Plasma Proteomic Determinants of Small Vessel Disease of the Brain: the Multi-Ethnic Study of Atherosclerosis

Authors
Rizwan Kalani, Alison E. Fohner, Thomas R. Austin, Sheina Emrani, Paul N. Jensen, Timothy Hughes, Alexis C. Wood, Alain Bertoni, Sanjiv Shah, Mohamad Habes, Tanweer Rashid, Sokratis Charisis, Keenan Walker, W.T. Longstreth, Jr, David L. Tirschwell, Bruce M. Psaty, James S. Floyd, Usman A. Tahir, Robert E. Gerszten, Jerome I. Rotter, Stephen S. Rich, Susan R. Heckbert
Name and Date of Professional Meeting
Alzheimer's Association International Conference (July 28-Aug 1, 2024)
Associated paper proposal(s)
Working Group(s)
Abstract Text
Background: The identification of novel blood-based biomarkers of small vessel disease of the brain (SVD) may improve pathophysiologic understanding and inform the development of new therapeutic strategies for prevention. We evaluated plasma proteomic associations of white matter fractional anisotropy (WMFA), white matter hyperintensity (WMH) volume, enlarged perivascular space (ePVS) volume, and the presence of microbleeds (MB) on brain magnetic resonance imaging (MRI) in the population-based Multi-Ethnic Study of Atherosclerosis (MESA).

Methods: Eligible MESA participants underwent measurement of 2941 plasma proteins with the antibody-based Olink proteomics platform from blood samples collected in 2016-2018 and completed brain MRI scans in 2018-2019. Participants with quality control exclusion of protein measurements, missing covariate data, and poor quality or missing MRI outcome variables were excluded. The cross-sectional association between the abundance of each plasma protein (normalized protein expression – a relative protein quantification unit measured on a log2 scale) was modeled separately with WMFA, WMH volume, total ePVS volume, and the presence of MBs using multivariable linear or modified Poisson regression, adjusting for demographic variables, estimated glomerular filtration rate (eGFR), and SVD risk factors.

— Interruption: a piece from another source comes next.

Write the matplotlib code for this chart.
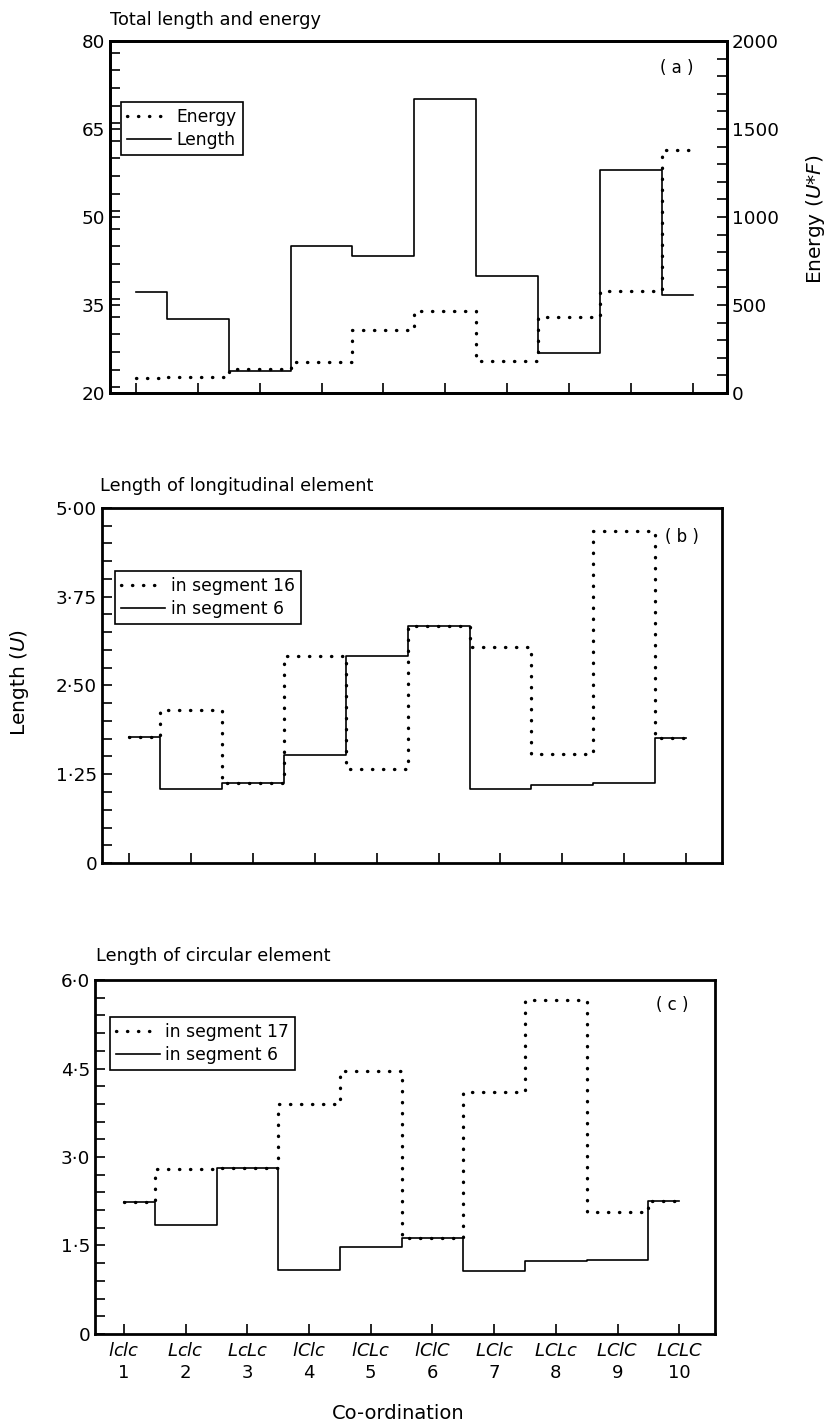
import numpy as np
import matplotlib.pyplot as plt
from matplotlib.ticker import FixedLocator, MultipleLocator

# co-ordination types along the x axis
names = ["lclc", "Lclc", "LcLc", "lClc", "lCLc", "lClC", "LClc", "LCLc", "LClC", "LCLC"]
x = np.arange(1, 11)

# (a) total length and energy
total_length = [37.3, 32.6, 23.7, 45.1, 43.3, 70.1, 40.0, 26.8, 58.0, 36.7]
energy = [83, 93, 135, 178, 358, 466, 182, 430, 581, 1381]

# (b) length of longitudinal element
long_seg16 = [1.78, 2.15, 1.13, 2.91, 1.33, 3.34, 3.04, 1.54, 4.68, 1.76]
long_seg6 = [1.78, 1.04, 1.13, 1.52, 2.91, 3.34, 1.04, 1.10, 1.12, 1.76]

# (c) length of circular element
circ_seg17 = [2.23, 2.79, 2.82, 3.90, 4.46, 1.62, 4.10, 5.67, 2.07, 2.25]
circ_seg6 = [2.23, 1.85, 2.82, 1.09, 1.48, 1.62, 1.06, 1.23, 1.26, 2.25]

plt.rcParams['font.family'] = 'DejaVu Sans'
plt.rcParams['mathtext.fontset'] = 'dejavusans'

dot = dict(color='black', lw=2.4, linestyle=(0, (0.1, 3.2)), dash_capstyle='round')
solid = dict(color='black', lw=1.2)
fs = 13.2


def style(ax, xlim):
    ax.set_xlim(*xlim)
    ax.xaxis.set_major_locator(FixedLocator(x))
    for s in ax.spines.values():
        s.set_linewidth(2.0)
    ax.tick_params(which='both', direction='in', length=7, width=1.2, labelsize=fs,
                   top=False, right=False)


def legend(ax, handles, labels, anchor):
    leg = ax.legend(handles, labels, loc='upper left', bbox_to_anchor=anchor,
                    fancybox=False, edgecolor='black', framealpha=1, fontsize=12.3,
                    handlelength=2.6, handletextpad=0.3, borderpad=0.35,
                    labelspacing=0.3, borderaxespad=0)
    leg.get_frame().set_linewidth(1.2)


fig = plt.figure(figsize=(8.26, 14.22), dpi=100)

# ---- panel (a)
ax_a = fig.add_axes([0.133, 0.7236, 0.747, 0.2476])
l_len, = ax_a.step(x, total_length, where='mid', **solid)
ax_a.set_ylim(20, 80)
ax_a.yaxis.set_major_locator(FixedLocator([20, 35, 50, 65, 80]))
ax_a.yaxis.set_minor_locator(MultipleLocator(3))
style(ax_a, (0.58, 10.55))
ax_a.set_xticklabels([])

ax_e = ax_a.twinx()
l_en, = ax_e.step(x, energy, where='mid', **dot)
ax_e.set_ylim(0, 2000)
ax_e.yaxis.set_major_locator(FixedLocator([0, 500, 1000, 1500, 2000]))
ax_e.yaxis.set_minor_locator(MultipleLocator(100))
ax_e.tick_params(which='both', direction='in', length=7, width=1.2, labelsize=fs)
for s in ax_e.spines.values():
    s.set_linewidth(2.0)
legend(ax_a, [l_en, l_len], ["Energy", "Length"], (0.018, 0.827))

# ---- panel (b)
ax_b = fig.add_axes([0.1235, 0.3931, 0.7506, 0.2497])
h16, = ax_b.step(x, long_seg16, where='mid', **dot)
h6, = ax_b.step(x, long_seg6, where='mid', **solid)
ax_b.set_ylim(0, 5)
ax_b.yaxis.set_major_locator(FixedLocator([0, 1.25, 2.5, 3.75, 5.0]))
ax_b.set_yticklabels(["0", "1·25", "2·50", "3·75", "5·00"])
ax_b.yaxis.set_minor_locator(MultipleLocator(0.25))
style(ax_b, (0.56, 10.58))
ax_b.set_xticklabels([])
legend(ax_b, [h16, h6], ["in segment 16", "in segment 6"], (0.021, 0.823))

# ---- panel (c)
ax_c = fig.add_axes([0.115, 0.0619, 0.7506, 0.2489])
h17, = ax_c.step(x, circ_seg17, where='mid', **dot)
h6c, = ax_c.step(x, circ_seg6, where='mid', **solid)
ax_c.set_ylim(0, 6)
ax_c.yaxis.set_major_locator(FixedLocator([0, 1.5, 3.0, 4.5, 6.0]))
ax_c.set_yticklabels(["0", "1·5", "3·0", "4·5", "6·0"])
ax_c.yaxis.set_minor_locator(MultipleLocator(0.3))
style(ax_c, (0.53, 10.58))
ax_c.set_xticklabels([f"$\\it{{{n}}}$\n{i}" for n, i in zip(names, x)], linespacing=1.25)
ax_c.tick_params(axis='x', pad=6, labelsize=13)
legend(ax_c, [h17, h6c], ["in segment 17", "in segment 6"], (0.024, 0.895))

# ---- texts
tfs = 12.8
fig.text(0.133, 0.986, "Total length and energy", fontsize=tfs, va='center')
fig.text(0.121, 0.658, "Length of longitudinal element", fontsize=tfs, va='center')
fig.text(0.116, 0.3277, "Length of circular element", fontsize=tfs, va='center')
fig.text(0.8196, 0.9522, "( a )", fontsize=12, ha='center', va='center')
fig.text(0.8257, 0.6224, "( b )", fontsize=12, ha='center', va='center')
fig.text(0.8136, 0.2932, "( c )", fontsize=12, ha='center', va='center')
fig.text(0.024, 0.5197, "Length ($U$)", fontsize=14.5, rotation=90, ha='center', va='center')
fig.text(0.987, 0.846, "Energy ($U$*$F$)", fontsize=14.5, rotation=90, ha='center', va='center')
fig.text(0.482, 0.0063, "Co-ordination", fontsize=14, ha='center', va='center')

fig.savefig("out.png", dpi=100)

For proteins independently associated with the SVD markers on MRI, penalized regression with least absolute shrinkage and selection operator (LASSO) was used to create a parsimonious proteomic model. The Benjamini-Hochberg procedure was used to control the false discovery rate <0.05 to account for multiple hypothesis testing.

Results: Eligible participants (total N=709) had a mean age of 73 years, 53% were women, 25% were Black, 17% were Chinese, 19% were Hispanic or Latino, and 39% were White (Table 1). After adjustment for demographics, eGFR, and SVD risk factors, 769 plasma proteins were associated with WMFA (Figure). LASSO regression identified a 37-protein model predictive of WMFA (Table 2). We did not find plasma proteins to be independently associated with WMH volume, ePVS volume, or the presence of MBs.

Conclusion: Multiple circulating proteins – implicated in central nervous system myelination, lipid metabolism, angiogenesis, coagulation, cellular adhesion and migration, appetite regulation, energy homeostasis, systemic inflammation, and immune regulation – were independently associated with WMFA in a multi-ethnic cohort of older adults.